# [Set task]
Gather all lines in the data that hold the string "this".

# [Data supplied]
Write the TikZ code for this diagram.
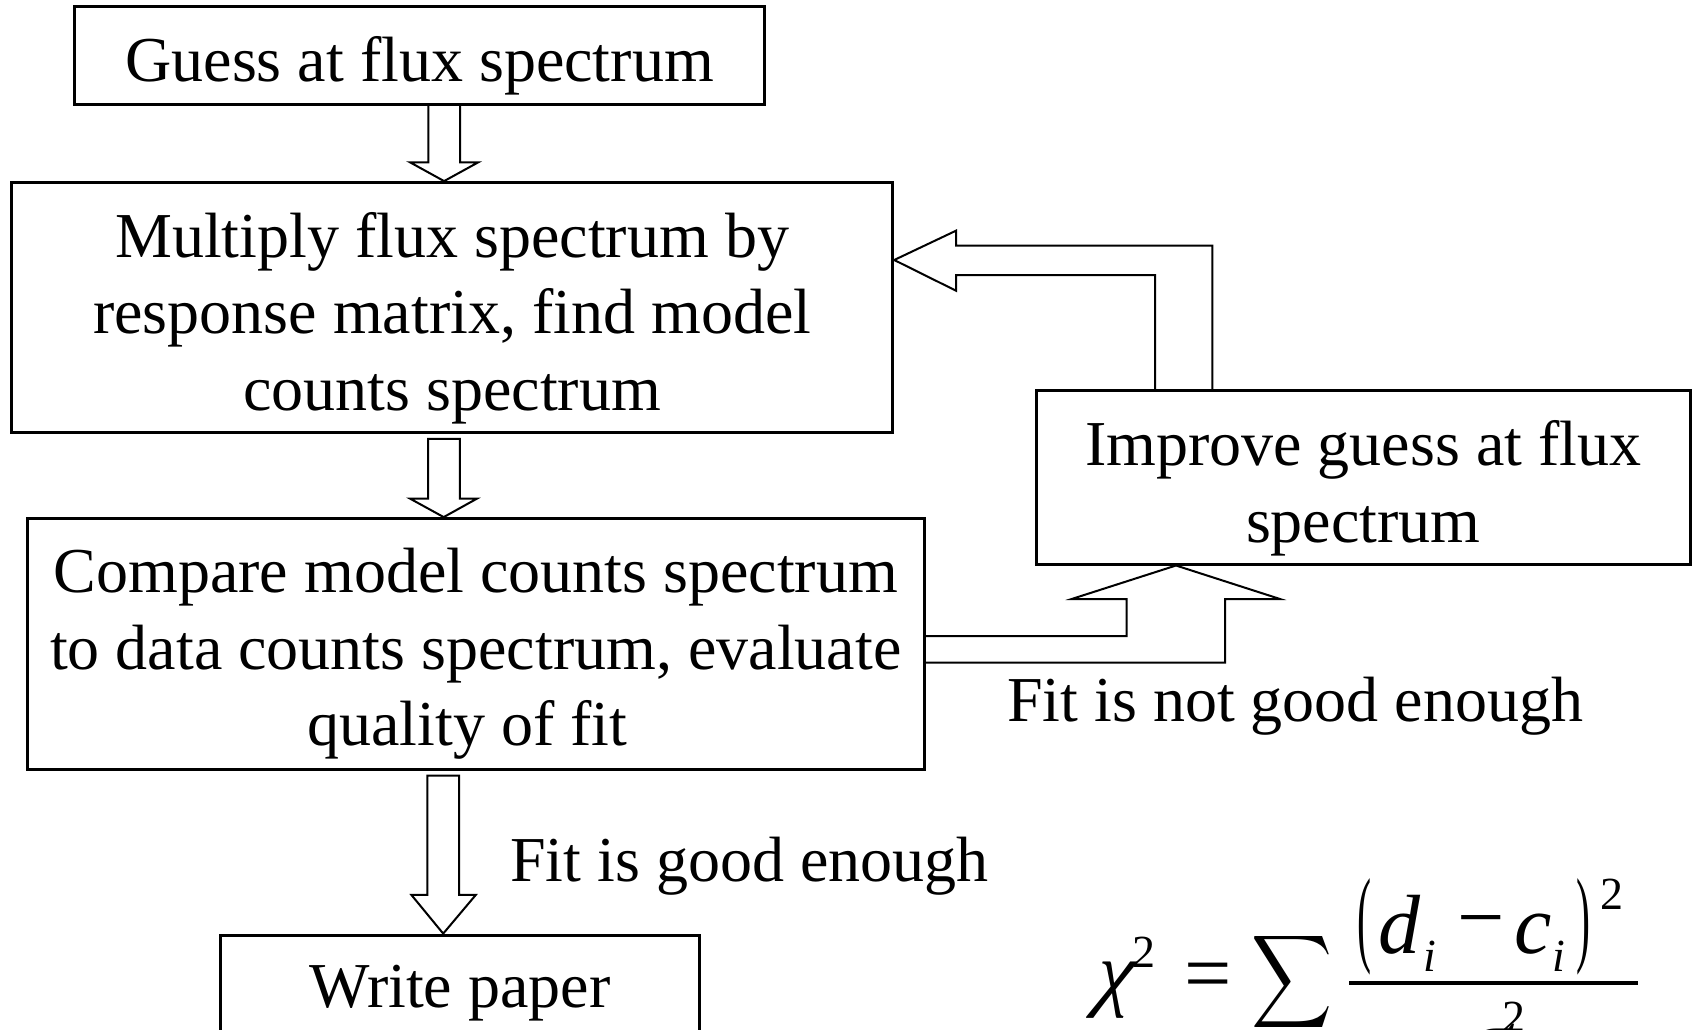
\documentclass[tikz,border=0pt]{standalone}
\usepackage{fontspec}
\setmainfont{Liberation Serif}
\newfontfamily\chifont[FakeSlant=0.28]{Liberation Serif}
\usetikzlibrary{calc}
\begin{document}
\begin{tikzpicture}[x=1pt,y=-1pt,
  boxnode/.style={draw, line width=3pt, inner sep=0pt},
  txt/.style={font=\fontsize{64}{76.5}\selectfont, anchor=base, inner sep=0pt},
  blockarrow/.style={draw, line width=2pt, line join=miter},
  gbig/.style={font=\fontsize{84}{84}\selectfont, inner sep=0pt, anchor=center},
  gsmall/.style={font=\fontsize{46}{46}\selectfont, inner sep=0pt, anchor=center}]
\useasboundingbox (0,0) rectangle (1692,1030);
\clip (0,0) rectangle (1692,1030);

% boxes
\node[boxnode, minimum width=690pt, minimum height=98pt] (b1) at (419.6,55.1) {};
\node[boxnode, minimum width=881.2pt, minimum height=250.1pt] (b2) at (452.1,307.65) {};
\node[boxnode, minimum width=896.7pt, minimum height=250.8pt] (b3) at (475.75,644) {};
\node[boxnode, minimum width=479.6pt, minimum height=100pt] (b4) at (459.8,985.1) {};
\node[boxnode, minimum width=654.6pt, minimum height=173.3pt] (b5) at (1363.3,477.35) {};

% box texts
\node[txt] (t1) at (419.6,81.5) {Guess at flux spectrum};
\node[txt] (t2a) at (452.1,257) {Multiply flux spectrum by};
\node[txt] (t2b) at (452.1,333.5) {response matrix, find model};
\node[txt] (t2c) at (452.1,410) {counts spectrum};
\node[txt] (t3a) at (475.75,592.3) {Compare model counts spectrum};
\node[txt] (t3b) at (475.75,669) {to data counts spectrum, evaluate};
\node[txt] (t3c) at (467.5,745.8) {quality of fit};
\node[txt] (t4) at (459.8,1007) {Write paper};
\node[txt] (t5a) at (1363.3,465.5) {Improve guess at flux};
\node[txt] (t5b) at (1363.3,542) {spectrum};

% labels
\node[txt, anchor=base west] (lgood) at (510,881.5) {Fit is good enough};
\node[txt, anchor=base west] (lnot) at (1007,721) {Fit is not good enough};

% block arrows
\draw[blockarrow] (428.3,0 |- b1.south) -- (428.3,162.3) -- (410,162.3) -- (444.1,0 |- b2.north)
  -- (478.3,162.3) -- (460,162.3) -- (460,0 |- b1.south);
\draw[blockarrow] (428.2,438.8) -- (428.2,498.6) -- (410,498.6) -- (443.7,0 |- b3.north)
  -- (477,498.6) -- (459.8,498.6) -- (459.8,438.8) -- cycle;
\draw[blockarrow] (427.3,775.5) -- (427.3,894.9) -- (411.4,894.9) -- (443.2,0 |- b4.north)
  -- (475.8,894.9) -- (459.2,894.9) -- (459.2,775.5) -- cycle;
\draw[blockarrow] (1155,0 |- b5.north) -- (1155,275) -- (956,275) -- (956,290.7) -- (b2.east |- 0,260)
  -- (956,230.7) -- (956,245.7) -- (1212.3,245.7) -- (1212.3,0 |- b5.north);
\draw[blockarrow] (b3.east |- 0,636.2) -- (1126.7,636.2) -- (1126.7,599) -- (1071.7,599) -- (1176,0 |- b5.south)
  -- (1280,599) -- (1225,599) -- (1225,662.6) -- (b3.east |- 0,662.6);

% formula
\node[gbig] (chi) at (1110,990) {\chifont χ};
\node[gsmall] (chisq) at (1144,952) {2};
\node[gbig] (eq) at (1208,982.2) {=};
\node[gbig] (sum) at (1292.5,982) {\resizebox*{81pt}{104pt}{$\displaystyle\sum$}};
\node[gbig] (lp) at (1364.8,927.3) {\scalebox{0.5}[1.27]{(}};
\node[gbig] (dd) at (1399,925) {\itshape d};
\node[gsmall] (di) at (1429.6,956.7) {\itshape i};
\node[gbig] (minus) at (1481,930) {−};
\node[gbig] (cc) at (1532.8,934) {\itshape c};
\node[gsmall] (ci) at (1559,956.7) {\itshape i};
\node[gbig] (rp) at (1583.5,927.3) {\scalebox{0.5}[1.27]{)}};
\node[gsmall] (nsq) at (1612.4,894.5) {2};
\draw[line width=4pt] (1349,983) -- (1637.7,983);
\node[gbig] (sig) at (1491,1046) {\itshape σ};
\node[gsmall] (dsq) at (1514,1017) {2};
\end{tikzpicture}
\end{document}
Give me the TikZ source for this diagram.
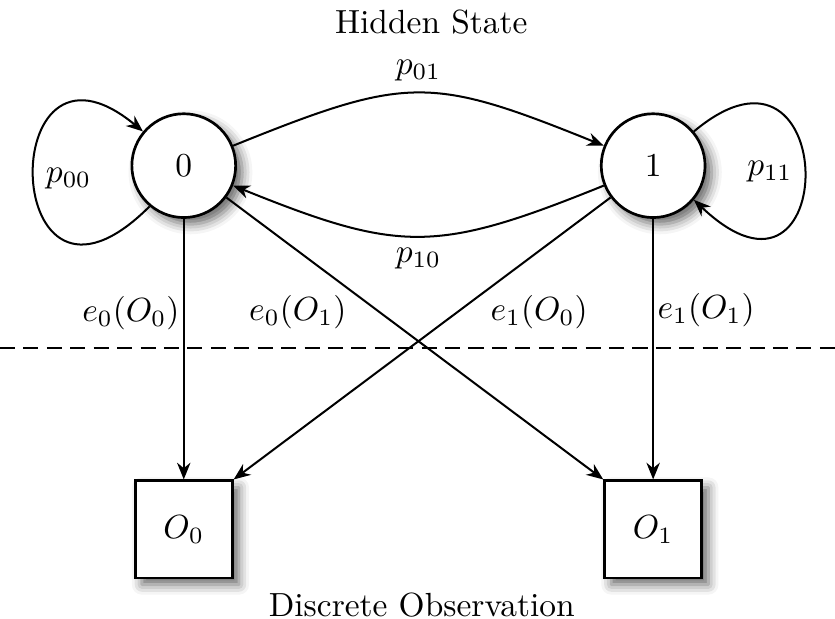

# [Solution]
Write the TikZ code for this diagram.
Give me the TikZ source for this diagram.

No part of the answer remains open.